In a letter to Registrar General of the HC, Justice V. Chitambaresh had said, “The time is more than ripe for immediate judicial intervention to stop such man-made tragedies by banning the use of high decibel explosive fire crackers.”
The ‘Devaswom Bench’ comprising Justices Thottathil B. Radhakrishnan and Anu Sivaraman will considered the petition. Justice Chitambaresh said, “The right to profess, practice and propagate the religion of one’s choice under Article 25 of the Constitution of India does not take in the freedom to use dangerous crackers.”
“Pyrotechnics display using ‘Amittu’, ‘Gundu’, ‘Kathinavedi’ etc have to be banned and at best only low decibel Chinese-type crackers can be permitted for display,” he said.
The court said that police failed to provide basic safety to devotees who had gathered at the Kollam temple late on Saturday night; this amounts to a violation of human rights, the judges said.

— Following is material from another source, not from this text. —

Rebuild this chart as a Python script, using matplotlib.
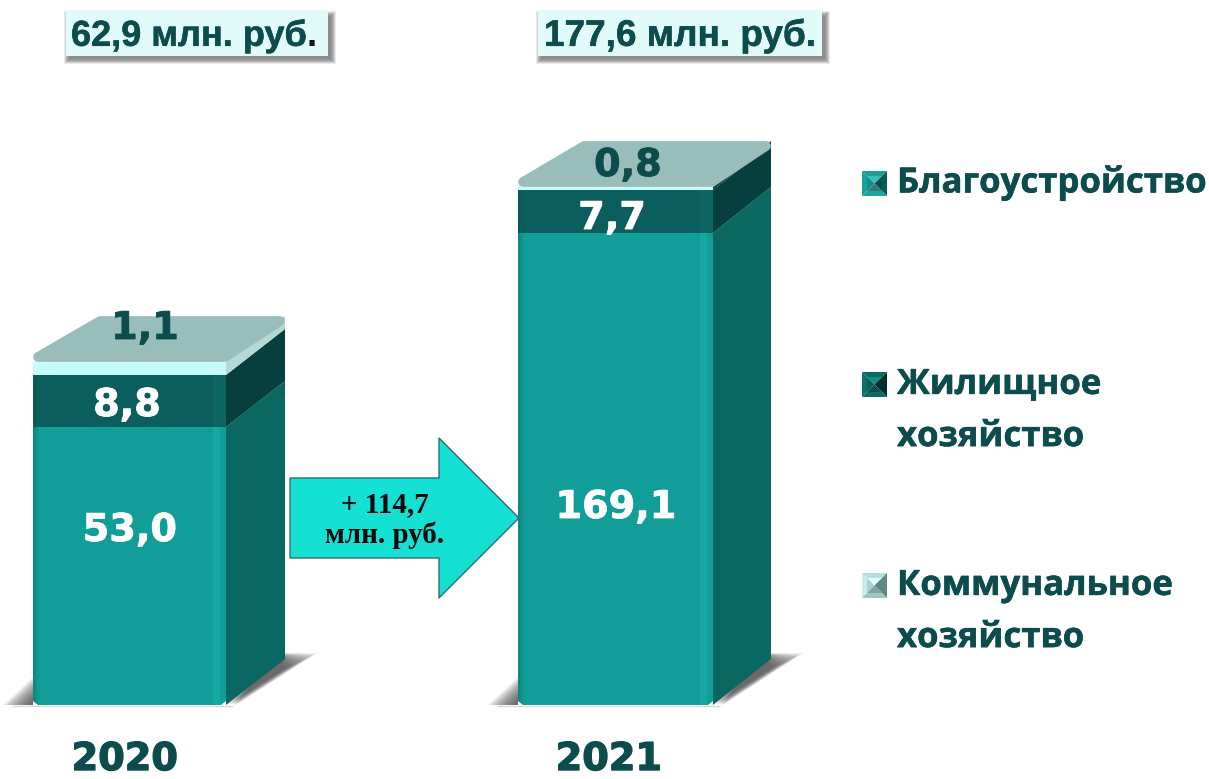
#!/usr/bin/env python
# -*- coding: utf-8 -*-
import numpy as np
import matplotlib
matplotlib.use("Agg")
import matplotlib.pyplot as plt
import matplotlib.patheffects as pe
from matplotlib.patches import Polygon, Rectangle

# ----------- data -----------
years = ["2020", "2021"]
blag = [53.0, 169.1]      # Благоустройство
zhil = [8.8, 7.7]         # Жилищное хозяйство
komm = [1.1, 0.8]         # Коммунальное хозяйство
blag_labels = ["53,0", "169,1"]
zhil_labels = ["8,8", "7,7"]
komm_labels = ["1,1", "0,8"]
totals = ["62,9 млн. руб", "177,6 млн. руб."]
delta = "+ 114,7\nмлн. руб."
legend_names = ["Благоустройство", "Жилищное\nхозяйство", "Коммунальное\nхозяйство"]

# ----------- style -----------
C_TEXT = "#0c4c4c"
C_FRONT = "#129e98"
C_FRONT_HI = "#15a9a2"
C_SIDE = "#0b6761"
C_DARK = "#0a5e5d"
C_DARK_SIDE = "#063f3e"
C_CAP = "#c6fbf9"
C_TOP = "#99bdba"
FLOOR = 705
W, H = 1209, 779

# the original chart is not linear, the axis is bent to what the picture shows
scale_v = [-1000, 0, 53.0, 61.8, 62.9, 169.1, 176.8, 177.6, 1000]
scale_p = [-1000, 0, 278, 330, 343, 472, 515, 518, 1340.4]


def forward(v):
    return np.interp(v, scale_v, scale_p)


def inverse(p):
    return np.interp(p, scale_p, scale_v)


def py(y):
    """image row -> axis value"""
    return inverse(FLOOR - np.asarray(y, dtype=float))


def up(v, px):
    return inverse(forward(v) + px)


def poly(ax, pts, color, z=2, **kw):
    kw.setdefault("lw", 0)
    p = Polygon(pts, closed=True, facecolor=color, edgecolor=kw.pop("ec", color), zorder=z, **kw)
    ax.add_patch(p)
    return p


def soft_shadow(ax, pts_far, pts_near, n=18, z=1):
    # nested polygons, a cheap way to get a blurred edge
    pts_far = np.array(pts_far, dtype=float)
    pts_near = np.array(pts_near, dtype=float)
    for i in range(n):
        t = i / (n - 1)
        pts = pts_far * (1 - t) + pts_near * t
        ax.add_patch(Polygon([(x, py(y)) for x, y in pts], closed=True, facecolor="#444444",
                             edgecolor="none", alpha=0.08, zorder=z))


def bar3d(ax, x0, x1, dx, dy, v1, v2, v3, side_cap):
    top = v1 + v2 + v3
    v12 = v1 + v2
    # front faces
    for a, b, c in [(0, v1, C_FRONT), (v1, v12, C_DARK)]:
        ax.bar((x0 + x1) / 2, b - a, bottom=a, width=x1 - x0, color=c, linewidth=0, zorder=3)
    ax.bar((x0 + x1) / 2, top - v12, bottom=v12, width=x1 - x0, color=C_CAP, linewidth=0, zorder=3)
    # darker rim on the left, highlight on the right of the front
    for i, al in enumerate([0.3, 0.2, 0.12, 0.06]):
        ax.add_patch(Rectangle((x0 + i * 1.5, 0), 1.5, v12, facecolor="#06504e", alpha=al, lw=0, zorder=4))
    ax.add_patch(Rectangle((x1 - 13, 0), 7, v1, facecolor=C_FRONT_HI, lw=0, zorder=4))
    ax.add_patch(Rectangle((x1 - 13, v1), 13, v2, facecolor="#0b6563", lw=0, zorder=4))
    # sides
    poly(ax, [(x1, 0), (x1, v1), (x1 + dx, up(v1, dy)), (x1 + dx, up(0, dy))], C_SIDE)
    poly(ax, [(x1, v1), (x1, v12), (x1 + dx, up(v12, dy)), (x1 + dx, up(v1, dy))], C_DARK_SIDE)
    poly(ax, [(x1, v12), (x1, top), (x1 + dx, up(top, dy)), (x1 + dx, up(v12, dy))], side_cap)
    # top face, inset a bit and drawn with a thick round edge for the soft corners
    r = 5
    poly(ax, [(x0 + r, up(top, r)), (x1 - 1, up(top, r)), (x1 + dx - r, up(top, dy - r)),
              (x0 + dx + 8, up(top, dy - r))], C_TOP, ec=C_TOP, lw=7, joinstyle="round", z=4)
    # rounded bottom corners of the front
    for cx, s in [(x0, 1), (x1, -1)]:
        poly(ax, [(cx, 0), (cx + s * 5, 0), (cx, up(0, 4))], "white", z=5)


def bevel_icon(ax, x, y, s, colors):
    top_out, side_out, right_out, bot_out, top_in, left_in, right_in, bot_in = colors
    b = 5
    c = x + s / 2
    m = y + s / 2
    pts = lambda lst: [(a, py(d)) for a, d in lst]
    poly(ax, pts([(x, y), (x + s, y), (x + s - b, y + b), (x + b, y + b)]), top_out, z=5)
    poly(ax, pts([(x, y), (x + b, y + b), (x + b, y + s - b), (x, y + s)]), side_out, z=5)
    poly(ax, pts([(x + s, y), (x + s, y + s), (x + s - b, y + s - b), (x + s - b, y + b)]), right_out, z=5)
    poly(ax, pts([(x, y + s), (x + s, y + s), (x + s - b, y + s - b), (x + b, y + s - b)]), bot_out, z=5)
    poly(ax, pts([(x + b, y + b), (x + s - b, y + b), (c, m)]), top_in, z=5)
    poly(ax, pts([(x + b, y + b), (x + b, y + s - b), (c, m)]), left_in, z=5)
    poly(ax, pts([(x + s - b, y + b), (x + s - b, y + s - b), (c, m)]), right_in, z=5)
    poly(ax, pts([(x + b, y + s - b), (x + s - b, y + s - b), (c, m)]), bot_in, z=5)


# -----------------  Plot Start  -----------------
fig = plt.figure(figsize=(W / 100, H / 100), dpi=100, facecolor="white")
ax = fig.add_axes([0, 0, 1, 1])
ax.set_yscale("function", functions=(forward, inverse))
ax.set_xlim(0, W)
ax.set_ylim(py(H), py(0))
ax.axis("off")

x_left = [33, 518]
x_right = [226, 713]
depth_x = [59, 58]
depth_y = 46
side_caps = ["#b4d8d5", C_DARK_SIDE]

for i in range(2):
    x0, x1, dx = x_left[i], x_right[i], depth_x[i]
    # floor shadow
    soft_shadow(ax, [(x0 - 30, FLOOR), (x0 + 10, FLOOR), (x0 + 10, 668)],
                [(x0 - 2, FLOOR), (x0 + 10, FLOOR), (x0 + 10, 692)])
    soft_shadow(ax, [(x1 + 10, FLOOR), (x1 + dx + 32, 653), (x1 + dx - 10, 653)],
                [(x1 + 2, FLOOR - 1), (x1 + dx + 1, 668), (x1 + dx - 10, 653)])
    ax.plot([x0 - 20, x1 + 6], [py(FLOOR + 0.5)] * 2, color="#d8d8d8", lw=1, zorder=1)
    bar3d(ax, x0, x1, dx, depth_y, blag[i], zhil[i], komm[i], side_caps[i])

# value labels
val_font = dict(family="DejaVu Sans", weight="bold", size=27.5, ha="center", va="center", zorder=8)
blag_pos = [(130, 531), (616, 508)]
zhil_pos = [(127, 406), (612, 219)]
komm_pos = [(145, 329), (628, 166)]
for i in range(2):
    for pos, lab, col in [(blag_pos[i], blag_labels[i], "white"), (zhil_pos[i], zhil_labels[i], "white"),
                          (komm_pos[i], komm_labels[i], C_TEXT)]:
        t = ax.text(pos[0], py(pos[1]), lab, color=col, **val_font)
        t.set_path_effects([pe.withStroke(linewidth=0.6, foreground=col)])

# years
year_x = [125, 609]
for i in range(2):
    t = ax.text(year_x[i], py(760), years[i], color=C_TEXT, family="DejaVu Sans", weight="bold",
                size=27.5, ha="center", va="center", zorder=8)
    t.set_path_effects([pe.withStroke(linewidth=1.0, foreground=C_TEXT)])

# totals on top
box_x = [(66, 328), (538, 822)]
for i in range(2):
    a, b = box_x[i]
    for k in range(7):
        g = 5 - k * 0.8
        ax.add_patch(Rectangle((a + 3 - g, py(59 + g)), b - a + 2 * g, py(16 - g) - py(59 + g),
                               facecolor="#333333", alpha=0.11, lw=0, zorder=1))
    ax.add_patch(Rectangle((a, py(56)), b - a, py(10) - py(56), facecolor="#e1fbfb", lw=0, zorder=2))
stroke = [pe.withStroke(linewidth=0.4, foreground=C_TEXT)]
t1 = ax.text(71, py(36), totals[0], color=C_TEXT, family="Liberation Sans", weight="bold",
             size=26, ha="left", va="center", zorder=8, path_effects=stroke)
ax.annotate(".", xy=(1, 0), xycoords=t1, color="#111111", family="Liberation Sans", weight="bold",
            size=26, ha="left", va="bottom", zorder=8)
ax.text(544, py(36), totals[1], color=C_TEXT, family="Liberation Sans", weight="bold",
        size=26.6, ha="left", va="center", zorder=8, path_effects=stroke)

# arrow
arrow_pts = [(290, 478), (439, 478), (439, 438), (519, 518), (439, 598), (439, 558), (290, 558)]
poly(ax, [(x, py(y)) for x, y in arrow_pts], "#14e0d4", z=6, ec="#2f6f6c", lw=1)
ax.text(385, py(520), delta, color="#0a0a0a", family="Liberation Serif", weight="bold", size=21,
        ha="center", va="center", linespacing=1.12, zorder=8)

# legend
icon_y = [171, 372, 573]
icon_col = [("#1c9f99", "#17a39b", "#0a5a58", "#1aa59e", "#35c0b6", "#138c87", "#0a4f4e", "#2f7c78"),
            ("#0c6a66", "#0e6f6b", "#052f2f", "#0d6a66", "#148a85", "#0b5f5c", "#042f2f", "#0e4f4d"),
            ("#b4dedb", "#c8ecea", "#5f8784", "#9cc6c3", "#e6fffe", "#a8d2cf", "#5f8784", "#7fa5a2")]
leg_y = [183, 411, 612]
for i in range(3):
    bevel_icon(ax, 862, icon_y[i], 25, icon_col[i])
    t = ax.text(897, py(leg_y[i]), legend_names[i], color=C_TEXT, family="Open Sans", weight="bold",
                size=25, ha="left", va="center", linespacing=1.6, zorder=8)
    t.set_path_effects([pe.withStroke(linewidth=0.4, foreground=C_TEXT)])

plt.savefig("out.png", dpi=100, facecolor="white")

They questioned how the police ignored the huge stash of fireworks that was accumulated at the temple in Kollam for a lavish display to coincide with an annual festival on Saturday night.
Dead man woke up
Pramod, who was employed with the contractor who organised the banned fireworks display at the Puttingal temple in Paravur, was among the unconscious recuperating at a hospital in Attingal, about 25 kms away. He regained consciousness on Monday night and managed to contact his family on Tuesday.
His family however mistakenly identified another corpse as his given that many of the bodies recovered from the accident site were covered in black ash.
Authorities are now uncertain of the identity of the body cremated by the family.
For their part, the family cannot believe Pramod is alive. And neither can Pramod.